Regarding ripeness, the district court referenced the two pending state court cases and reasoned that Paro was seeking relief against Willis because its insurer may succeed in denying coverage. The district court concluded that “any real, substantial controversy” between Paro and Willis, thus “depends upon contingent future events that may not occur as anticipated, or indeed may not occur at all.”

The Second Circuit found that in error, asserting that Paro’s claims against Willis are indeed constitutionally ripe. Paro alleges that the insurance policy covered claims for loss arising out of a pollution incident occurring at the Queens property up to the $10,000,000 policy limit. Willis’s failure to convey the lead paint notice to the insurer allegedly caused the insurer to disclaim coverage for the damages sought in the lead paint lawsuit, prompting Paro to sue the insurer for a declaration of coverage. The costs Paro has incurred in litigating the coverage action constitute a “pocketbook injury” allegedly caused by Willis’s negligence, the Second Circuit explained.

Moreover, the court said, Paro’s alleged injury does not depend on how the insurance lawsuit will be resolved. Even if Paro prevails in that case, it likely could not recover its litigation costs from its insurer because “it is well established that an insured may not recover from an insurer the expenses incurred in bringing an affirmative action against an insurer to settle its rights under the policy.”
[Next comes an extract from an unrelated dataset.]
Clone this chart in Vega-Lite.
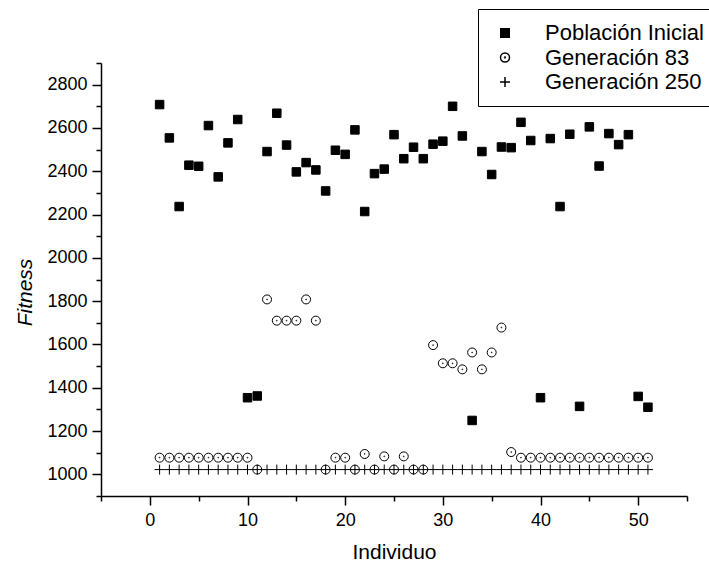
{
  "$schema": "https://vega.github.io/schema/vega-lite/v6.json",
  "width": 586,
  "height": 433,
  "autosize": {"type": "none"},
  "padding": {"left": 101, "top": 63, "right": 22, "bottom": 66},
  "background": "white",
  "config": {
    "view": {"stroke": null},
    "font": "Liberation Sans",
    "axis": {
      "grid": false,
      "domainColor": "black",
      "domainWidth": 1.5,
      "tickColor": "black",
      "tickWidth": 1.5,
      "labelColor": "black",
      "titleColor": "black",
      "labelFont": "Liberation Sans",
      "titleFont": "Liberation Sans",
      "labelFontSize": 18,
      "titleFontSize": 21,
      "titleFontWeight": "normal"
    }
  },
  "data": {
    "values": [
      {"x":1,"s":"Generación 83","f":1077},{"x":2,"s":"Generación 83","f":1077},{"x":3,"s":"Generación 83","f":1077},{"x":4,"s":"Generación 83","f":1077},{"x":5,"s":"Generación 83","f":1077},{"x":6,"s":"Generación 83","f":1077},{"x":7,"s":"Generación 83","f":1077},{"x":8,"s":"Generación 83","f":1077},{"x":9,"s":"Generación 83","f":1077},{"x":10,"s":"Generación 83","f":1077},
      {"x":11,"s":"Generación 83","f":1022},{"x":12,"s":"Generación 83","f":1808},{"x":13,"s":"Generación 83","f":1710},{"x":14,"s":"Generación 83","f":1710},{"x":15,"s":"Generación 83","f":1710},{"x":16,"s":"Generación 83","f":1808},{"x":17,"s":"Generación 83","f":1710},{"x":18,"s":"Generación 83","f":1022},{"x":19,"s":"Generación 83","f":1077},{"x":20,"s":"Generación 83","f":1077},
      {"x":21,"s":"Generación 83","f":1022},{"x":22,"s":"Generación 83","f":1094},{"x":23,"s":"Generación 83","f":1022},{"x":24,"s":"Generación 83","f":1083},{"x":25,"s":"Generación 83","f":1022},{"x":26,"s":"Generación 83","f":1083},{"x":27,"s":"Generación 83","f":1022},{"x":28,"s":"Generación 83","f":1022},{"x":29,"s":"Generación 83","f":1597},{"x":30,"s":"Generación 83","f":1513},
      {"x":31,"s":"Generación 83","f":1513},{"x":32,"s":"Generación 83","f":1485},{"x":33,"s":"Generación 83","f":1563},{"x":34,"s":"Generación 83","f":1485},{"x":35,"s":"Generación 83","f":1563},{"x":36,"s":"Generación 83","f":1678},{"x":37,"s":"Generación 83","f":1103},{"x":38,"s":"Generación 83","f":1077},{"x":39,"s":"Generación 83","f":1077},{"x":40,"s":"Generación 83","f":1077},
      {"x":41,"s":"Generación 83","f":1077},{"x":42,"s":"Generación 83","f":1077},{"x":43,"s":"Generación 83","f":1077},{"x":44,"s":"Generación 83","f":1077},{"x":45,"s":"Generación 83","f":1077},{"x":46,"s":"Generación 83","f":1077},{"x":47,"s":"Generación 83","f":1077},{"x":48,"s":"Generación 83","f":1077},{"x":49,"s":"Generación 83","f":1077},{"x":50,"s":"Generación 83","f":1077},{"x":51,"s":"Generación 83","f":1077},
      {"x":1,"s":"Generación 250","f":1022},{"x":2,"s":"Generación 250","f":1022},{"x":3,"s":"Generación 250","f":1022},{"x":4,"s":"Generación 250","f":1022},{"x":5,"s":"Generación 250","f":1022},{"x":6,"s":"Generación 250","f":1022},{"x":7,"s":"Generación 250","f":1022},{"x":8,"s":"Generación 250","f":1022},{"x":9,"s":"Generación 250","f":1022},{"x":10,"s":"Generación 250","f":1022},
      {"x":11,"s":"Generación 250","f":1022},{"x":12,"s":"Generación 250","f":1022},{"x":13,"s":"Generación 250","f":1022},{"x":14,"s":"Generación 250","f":1022},{"x":15,"s":"Generación 250","f":1022},{"x":16,"s":"Generación 250","f":1022},{"x":17,"s":"Generación 250","f":1022},{"x":18,"s":"Generación 250","f":1022},{"x":19,"s":"Generación 250","f":1022},{"x":20,"s":"Generación 250","f":1022},
      {"x":21,"s":"Generación 250","f":1022},{"x":22,"s":"Generación 250","f":1022},{"x":23,"s":"Generación 250","f":1022},{"x":24,"s":"Generación 250","f":1022},{"x":25,"s":"Generación 250","f":1022},{"x":26,"s":"Generación 250","f":1022},{"x":27,"s":"Generación 250","f":1022},{"x":28,"s":"Generación 250","f":1022},{"x":29,"s":"Generación 250","f":1022},{"x":30,"s":"Generación 250","f":1022},
      {"x":31,"s":"Generación 250","f":1022},{"x":32,"s":"Generación 250","f":1022},{"x":33,"s":"Generación 250","f":1022},{"x":34,"s":"Generación 250","f":1022},{"x":35,"s":"Generación 250","f":1022},{"x":36,"s":"Generación 250","f":1022},{"x":37,"s":"Generación 250","f":1022},{"x":38,"s":"Generación 250","f":1022},{"x":39,"s":"Generación 250","f":1022},{"x":40,"s":"Generación 250","f":1022},
      {"x":41,"s":"Generación 250","f":1022},{"x":42,"s":"Generación 250","f":1022},{"x":43,"s":"Generación 250","f":1022},{"x":44,"s":"Generación 250","f":1022},{"x":45,"s":"Generación 250","f":1022},{"x":46,"s":"Generación 250","f":1022},{"x":47,"s":"Generación 250","f":1022},{"x":48,"s":"Generación 250","f":1022},{"x":49,"s":"Generación 250","f":1022},{"x":50,"s":"Generación 250","f":1022},{"x":51,"s":"Generación 250","f":1022},
      {"x":1,"s":"Población Inicial","f":2708},{"x":2,"s":"Población Inicial","f":2554},{"x":3,"s":"Población Inicial","f":2237},{"x":4,"s":"Población Inicial","f":2428},{"x":5,"s":"Población Inicial","f":2423},{"x":6,"s":"Población Inicial","f":2611},{"x":7,"s":"Población Inicial","f":2374},{"x":8,"s":"Población Inicial","f":2531},{"x":9,"s":"Población Inicial","f":2639},{"x":10,"s":"Población Inicial","f":1354},
      {"x":11,"s":"Población Inicial","f":1362},{"x":12,"s":"Población Inicial","f":2491},{"x":13,"s":"Población Inicial","f":2668},{"x":14,"s":"Población Inicial","f":2521},{"x":15,"s":"Población Inicial","f":2397},{"x":16,"s":"Población Inicial","f":2440},{"x":17,"s":"Población Inicial","f":2406},{"x":18,"s":"Población Inicial","f":2309},{"x":19,"s":"Población Inicial","f":2497},{"x":20,"s":"Población Inicial","f":2478},
      {"x":21,"s":"Población Inicial","f":2591},{"x":22,"s":"Población Inicial","f":2214},{"x":23,"s":"Población Inicial","f":2389},{"x":24,"s":"Población Inicial","f":2410},{"x":25,"s":"Población Inicial","f":2569},{"x":26,"s":"Población Inicial","f":2458},{"x":27,"s":"Población Inicial","f":2511},{"x":28,"s":"Población Inicial","f":2458},{"x":29,"s":"Población Inicial","f":2525},{"x":30,"s":"Población Inicial","f":2539},
      {"x":31,"s":"Población Inicial","f":2700},{"x":32,"s":"Población Inicial","f":2563},{"x":33,"s":"Población Inicial","f":1249},{"x":34,"s":"Población Inicial","f":2491},{"x":35,"s":"Población Inicial","f":2385},{"x":36,"s":"Población Inicial","f":2512},{"x":37,"s":"Población Inicial","f":2509},{"x":38,"s":"Población Inicial","f":2626},{"x":39,"s":"Población Inicial","f":2542},{"x":40,"s":"Población Inicial","f":1354},
      {"x":41,"s":"Población Inicial","f":2551},{"x":42,"s":"Población Inicial","f":2237},{"x":43,"s":"Población Inicial","f":2571},{"x":44,"s":"Población Inicial","f":1314},{"x":45,"s":"Población Inicial","f":2605},{"x":46,"s":"Población Inicial","f":2424},{"x":47,"s":"Población Inicial","f":2574},{"x":48,"s":"Población Inicial","f":2523},{"x":49,"s":"Población Inicial","f":2569},{"x":50,"s":"Población Inicial","f":1360},{"x":51,"s":"Población Inicial","f":1310}
    ]
  },
  "mark": {"type": "point", "filled": true, "size": 100, "stroke": "black", "strokeWidth": 1, "opacity": 1},
  "encoding": {
    "x": {
      "field": "x", "type": "quantitative",
      "scale": {"domain": [-5, 55], "nice": false, "zero": false},
      "axis": {
        "title": "Individuo",
        "format": "d",
        "values": [-5, 0, 5, 10, 15, 20, 25, 30, 35, 40, 45, 50, 55],
        "labelExpr": "datum.value % 10 === 0 ? datum.label : ''",
        "tickSize": {"condition": {"test": "datum.value % 10 === 0", "value": 9}, "value": 5},
        "labelPadding": 6,
        "titleY": 56,
        "titleBaseline": "middle"
      }
    },
    "y": {
      "field": "f", "type": "quantitative",
      "scale": {"domain": [900, 2900], "nice": false, "zero": false},
      "axis": {
        "title": "Fitness",
        "format": "d",
        "titleFontStyle": "italic",
        "values": [900,1000,1100,1200,1300,1400,1500,1600,1700,1800,1900,2000,2100,2200,2300,2400,2500,2600,2700,2800,2900],
        "labelExpr": "datum.value % 200 === 0 ? datum.label : ''",
        "tickSize": {"condition": {"test": "datum.value % 200 === 0", "value": 9}, "value": 5},
        "labelPadding": 5,
        "titleX": -76,
        "titleY": 229,
        "titleAlign": "center",
        "titleBaseline": "middle",
        "titleAngle": -90
      }
    },
    "shape": {
      "field": "s", "type": "nominal",
      "scale": {
        "domain": ["Población Inicial", "Generación 83", "Generación 250"],
        "range": [
          "M-0.85,-0.85H0.85V0.85H-0.85Z",
          "M-0.9,0A0.9,0.9,0,1,0,0.9,0A0.9,0.9,0,1,0,-0.9,0Z M-0.08,0A0.08,0.08,0,1,0,0.08,0A0.08,0.08,0,1,0,-0.08,0Z",
          "M-1,0H1M0,-1V1"
        ]
      },
      "legend": {
        "title": null,
        "orient": "none",
        "legendX": 377,
        "legendY": -54,
        "strokeColor": "black",
        "fillColor": "white",
        "padding": 13,
        "symbolOffset": 3,
        "symbolSize": 100,
        "labelFont": "Liberation Sans",
        "labelFontSize": 22,
        "labelColor": "black",
        "labelOffset": 29,
        "labelLimit": 400,
        "labelExpr": "datum.label + '\u00a0\u00a0'",
        "rowPadding": 2.5,
        "encode": {
          "symbols": {
            "update": {
              "stroke": {"value": "black"},
              "strokeWidth": {"value": 1},
              "opacity": {"value": 1}
            }
          }
        }
      }
    },
    "fill": {
      "field": "s", "type": "nominal",
      "scale": {
        "domain": ["Población Inicial", "Generación 83", "Generación 250"],
        "range": ["black", "transparent", "transparent"]
      },
      "legend": {
        "title": null,
        "orient": "none",
        "legendX": 377,
        "legendY": -54
      }
    }
  }
}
Paro’s asserted pocketbook injury is thus “actual,” not “conjectural or hypothetical,” and it suffices to make the case constitutionally ripe, the court found, reversing the lower court.

In terms of the negligence claim against Willis, the district court concluded that the complaint did not adequately allege that Willis owed a duty to Paro to give the lead paint notice to the insurer. But the appeals court held that Paro does adequately allege such a duty. Paro alleges that it instructed Willis to convey the notice to the insurer and that Willis and its employees made “representations that notice would be provided” and that Willis asserted “it would take care of Paro’s insurance needs, including notifying the insurer of the claim” made lead paint exposure.

Willis contends that Paro’s allegations are vague and did “not establish the specific agreements or routine course of business that courts have found can create a special relationship” giving rise to a broker’s duty to notify the insurer, which would go beyond the broker’s responsibility for procuring coverage.

But the Second Circuit disagreed, finding Paro’s allegations, if true, would establish that Paro asked Willis to “take on an additional responsibility above and beyond procuring” coverage and that Willis “agreed to do so.” That agreement imposed on Willis a duty to notify the insurer, a duty Willis had to “execute with reasonable care,” the court said. The notice to the insurer need not include “detailed factual allegations” about the agreement, the court added.

Further, Paro’s assertion is that Willis’s failure caused the insurer to decline coverage in connection with the lead-paint lawsuit, forcing Paro to litigate a costly coverage action. Paro thus successfully states a claim for negligence.

Finally, the appeals court agreed with the lower court that Paro failed to state a plausible claim for negligent misrepresentation based on Willis’s promise to convey the notice to the insurer. The complaint maintains that Willis “never provided the notice it represented that it would provide.” But the complaint does not allege that Willis made these representations with the intention of never conveying the notice to the insurer. Willis’s promissory statements are thus not actionable as a negligent misrepresentation, the two courts agreed in dismissing this claim against Willis.